Take the lines beginning with the one that contains "Rebuild this chart" and ending with the one that contains "ident_r = [0.00224, 0.00133, 0.00112, 0.00084, 0.00074]", and set them down exactly. Omit all pictures.

TASK DATA:
================================
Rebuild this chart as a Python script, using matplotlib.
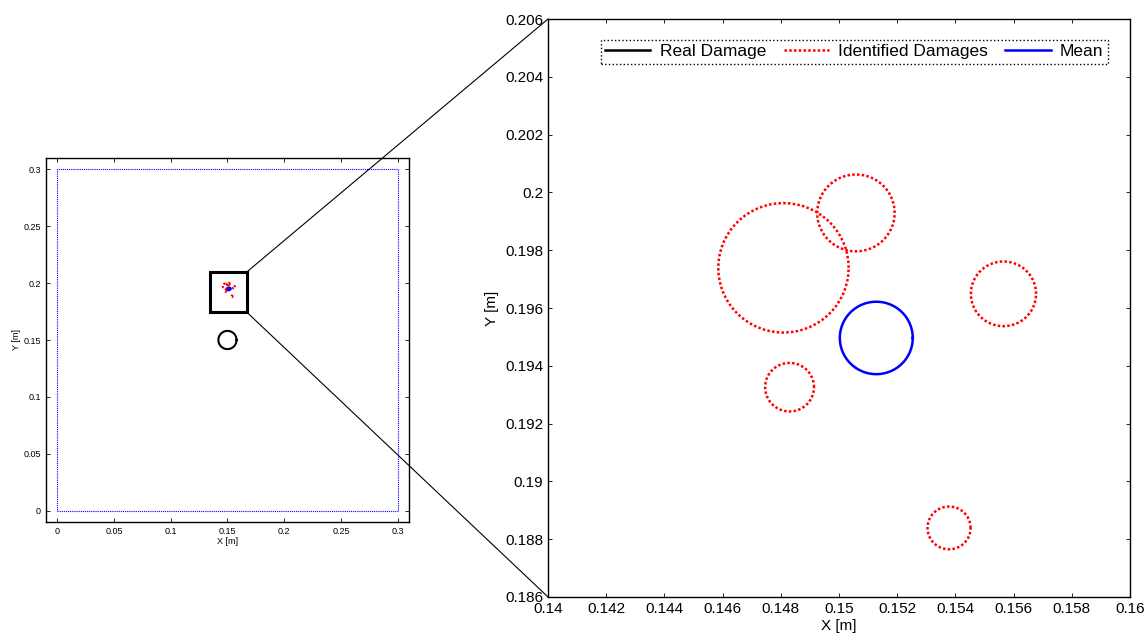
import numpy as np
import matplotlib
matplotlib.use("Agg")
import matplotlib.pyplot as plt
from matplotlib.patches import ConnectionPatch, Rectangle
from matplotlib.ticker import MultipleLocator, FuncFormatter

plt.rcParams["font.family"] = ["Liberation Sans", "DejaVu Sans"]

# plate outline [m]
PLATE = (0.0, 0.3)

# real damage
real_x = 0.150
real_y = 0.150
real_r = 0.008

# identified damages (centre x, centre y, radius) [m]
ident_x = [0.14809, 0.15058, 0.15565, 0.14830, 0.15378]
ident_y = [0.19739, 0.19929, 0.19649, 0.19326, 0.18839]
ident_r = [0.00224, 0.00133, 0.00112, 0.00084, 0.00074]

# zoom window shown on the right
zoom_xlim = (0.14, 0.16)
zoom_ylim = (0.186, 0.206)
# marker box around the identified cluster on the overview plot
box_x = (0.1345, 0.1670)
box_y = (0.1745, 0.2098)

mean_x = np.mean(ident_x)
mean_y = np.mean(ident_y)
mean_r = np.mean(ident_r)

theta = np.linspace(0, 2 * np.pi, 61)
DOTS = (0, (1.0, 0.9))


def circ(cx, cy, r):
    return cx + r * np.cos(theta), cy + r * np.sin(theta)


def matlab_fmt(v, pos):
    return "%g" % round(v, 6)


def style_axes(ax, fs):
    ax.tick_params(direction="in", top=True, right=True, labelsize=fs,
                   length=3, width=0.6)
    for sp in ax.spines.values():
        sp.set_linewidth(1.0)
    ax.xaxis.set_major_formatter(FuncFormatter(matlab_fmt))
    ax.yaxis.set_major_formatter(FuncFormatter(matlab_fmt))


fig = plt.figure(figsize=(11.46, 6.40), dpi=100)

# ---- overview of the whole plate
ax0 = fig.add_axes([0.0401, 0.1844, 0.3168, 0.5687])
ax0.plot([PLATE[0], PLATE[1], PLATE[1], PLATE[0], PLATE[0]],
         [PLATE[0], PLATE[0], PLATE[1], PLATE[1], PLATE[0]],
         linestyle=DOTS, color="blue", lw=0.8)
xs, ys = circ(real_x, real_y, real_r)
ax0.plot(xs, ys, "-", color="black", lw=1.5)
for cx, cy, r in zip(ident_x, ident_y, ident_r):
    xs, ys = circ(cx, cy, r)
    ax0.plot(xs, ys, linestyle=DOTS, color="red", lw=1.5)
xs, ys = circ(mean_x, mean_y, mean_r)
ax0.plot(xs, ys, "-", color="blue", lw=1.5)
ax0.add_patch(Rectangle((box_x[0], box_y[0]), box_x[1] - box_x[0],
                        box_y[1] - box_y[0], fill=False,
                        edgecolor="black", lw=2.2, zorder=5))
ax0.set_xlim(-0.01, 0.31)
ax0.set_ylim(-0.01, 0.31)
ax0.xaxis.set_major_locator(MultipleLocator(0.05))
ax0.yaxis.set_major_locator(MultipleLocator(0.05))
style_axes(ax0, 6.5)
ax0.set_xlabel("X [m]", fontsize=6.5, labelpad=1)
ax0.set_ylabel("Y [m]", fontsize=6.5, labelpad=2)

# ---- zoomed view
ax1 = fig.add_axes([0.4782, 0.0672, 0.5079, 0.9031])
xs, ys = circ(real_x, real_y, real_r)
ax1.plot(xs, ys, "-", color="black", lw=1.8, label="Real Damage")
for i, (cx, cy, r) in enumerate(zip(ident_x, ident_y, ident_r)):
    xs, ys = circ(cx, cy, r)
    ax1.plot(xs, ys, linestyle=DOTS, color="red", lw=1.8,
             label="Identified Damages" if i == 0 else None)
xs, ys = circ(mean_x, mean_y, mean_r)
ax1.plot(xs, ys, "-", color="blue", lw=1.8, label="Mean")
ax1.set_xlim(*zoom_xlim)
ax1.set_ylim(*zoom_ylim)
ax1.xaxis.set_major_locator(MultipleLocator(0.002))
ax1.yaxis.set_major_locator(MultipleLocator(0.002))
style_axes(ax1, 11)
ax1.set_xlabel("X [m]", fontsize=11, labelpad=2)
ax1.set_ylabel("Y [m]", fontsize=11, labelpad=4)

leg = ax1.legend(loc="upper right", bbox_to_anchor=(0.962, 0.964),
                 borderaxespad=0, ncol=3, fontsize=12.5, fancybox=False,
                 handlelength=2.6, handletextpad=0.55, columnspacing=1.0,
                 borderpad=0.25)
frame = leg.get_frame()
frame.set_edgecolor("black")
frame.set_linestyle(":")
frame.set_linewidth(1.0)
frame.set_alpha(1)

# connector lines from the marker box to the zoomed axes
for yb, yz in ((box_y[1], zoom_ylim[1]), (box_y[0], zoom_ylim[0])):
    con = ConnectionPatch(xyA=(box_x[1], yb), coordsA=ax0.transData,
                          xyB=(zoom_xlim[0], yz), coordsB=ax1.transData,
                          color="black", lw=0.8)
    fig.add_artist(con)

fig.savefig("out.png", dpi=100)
================================
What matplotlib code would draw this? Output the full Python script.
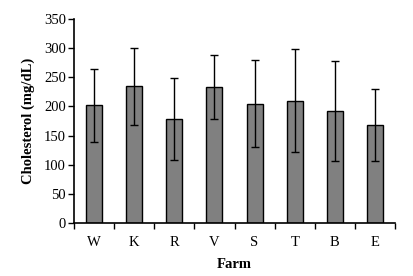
================================
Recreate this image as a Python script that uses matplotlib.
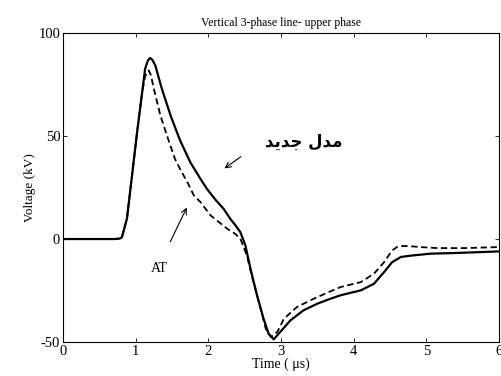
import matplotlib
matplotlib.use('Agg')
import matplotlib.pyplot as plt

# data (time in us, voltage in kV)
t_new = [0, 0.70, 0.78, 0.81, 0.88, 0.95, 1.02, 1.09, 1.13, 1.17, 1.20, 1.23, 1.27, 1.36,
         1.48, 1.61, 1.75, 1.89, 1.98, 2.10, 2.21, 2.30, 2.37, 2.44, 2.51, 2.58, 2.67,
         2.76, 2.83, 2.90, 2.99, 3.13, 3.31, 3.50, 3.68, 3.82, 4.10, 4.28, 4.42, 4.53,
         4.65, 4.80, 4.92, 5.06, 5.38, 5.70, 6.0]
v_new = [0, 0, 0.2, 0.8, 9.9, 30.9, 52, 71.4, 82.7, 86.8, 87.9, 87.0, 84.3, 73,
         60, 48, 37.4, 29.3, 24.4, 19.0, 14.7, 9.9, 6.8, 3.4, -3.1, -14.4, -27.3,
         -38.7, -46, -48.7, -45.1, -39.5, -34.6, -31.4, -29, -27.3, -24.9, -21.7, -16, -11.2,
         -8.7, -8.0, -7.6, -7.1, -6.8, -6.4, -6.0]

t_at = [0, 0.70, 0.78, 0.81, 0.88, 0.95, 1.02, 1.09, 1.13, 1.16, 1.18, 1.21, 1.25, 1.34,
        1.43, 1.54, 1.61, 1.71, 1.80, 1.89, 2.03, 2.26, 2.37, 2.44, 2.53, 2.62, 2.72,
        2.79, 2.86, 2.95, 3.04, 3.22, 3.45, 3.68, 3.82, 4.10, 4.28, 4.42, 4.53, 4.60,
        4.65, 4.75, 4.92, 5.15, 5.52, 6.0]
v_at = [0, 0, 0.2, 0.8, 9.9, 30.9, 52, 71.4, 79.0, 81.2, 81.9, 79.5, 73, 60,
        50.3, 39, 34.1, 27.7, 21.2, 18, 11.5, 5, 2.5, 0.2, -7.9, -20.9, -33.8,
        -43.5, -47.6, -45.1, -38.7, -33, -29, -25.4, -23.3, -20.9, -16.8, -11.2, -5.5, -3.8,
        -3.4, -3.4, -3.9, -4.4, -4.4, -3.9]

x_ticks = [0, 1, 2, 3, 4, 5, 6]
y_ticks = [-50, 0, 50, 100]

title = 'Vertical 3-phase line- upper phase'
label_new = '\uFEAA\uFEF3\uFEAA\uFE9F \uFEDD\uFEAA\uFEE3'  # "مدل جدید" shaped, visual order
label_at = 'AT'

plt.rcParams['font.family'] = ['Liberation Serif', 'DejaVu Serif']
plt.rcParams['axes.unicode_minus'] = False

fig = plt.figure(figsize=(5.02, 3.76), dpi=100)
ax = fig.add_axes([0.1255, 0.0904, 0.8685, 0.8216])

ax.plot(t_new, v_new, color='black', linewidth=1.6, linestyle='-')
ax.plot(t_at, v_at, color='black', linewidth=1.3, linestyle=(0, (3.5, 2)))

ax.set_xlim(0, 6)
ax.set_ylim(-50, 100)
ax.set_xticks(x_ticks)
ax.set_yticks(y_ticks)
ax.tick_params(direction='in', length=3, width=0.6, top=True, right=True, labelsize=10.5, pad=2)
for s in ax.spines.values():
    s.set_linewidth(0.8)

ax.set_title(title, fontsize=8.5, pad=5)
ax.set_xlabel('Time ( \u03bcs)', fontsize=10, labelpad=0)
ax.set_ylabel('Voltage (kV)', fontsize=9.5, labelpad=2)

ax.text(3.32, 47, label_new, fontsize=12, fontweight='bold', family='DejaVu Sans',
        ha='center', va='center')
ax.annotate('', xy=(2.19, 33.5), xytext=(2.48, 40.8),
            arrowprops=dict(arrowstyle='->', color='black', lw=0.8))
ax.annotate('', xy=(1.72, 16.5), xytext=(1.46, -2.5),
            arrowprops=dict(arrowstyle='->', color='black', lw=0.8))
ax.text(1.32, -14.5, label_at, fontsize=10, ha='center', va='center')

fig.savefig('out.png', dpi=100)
================================
THE COMPLETED TASK:
Rebuild this chart as a Python script, using matplotlib.
import numpy as np
import matplotlib
matplotlib.use("Agg")
import matplotlib.pyplot as plt
from matplotlib.patches import ConnectionPatch, Rectangle
from matplotlib.ticker import MultipleLocator, FuncFormatter

plt.rcParams["font.family"] = ["Liberation Sans", "DejaVu Sans"]

# plate outline [m]
PLATE = (0.0, 0.3)

# real damage
real_x = 0.150
real_y = 0.150
real_r = 0.008

# identified damages (centre x, centre y, radius) [m]
ident_x = [0.14809, 0.15058, 0.15565, 0.14830, 0.15378]
ident_y = [0.19739, 0.19929, 0.19649, 0.19326, 0.18839]
ident_r = [0.00224, 0.00133, 0.00112, 0.00084, 0.00074]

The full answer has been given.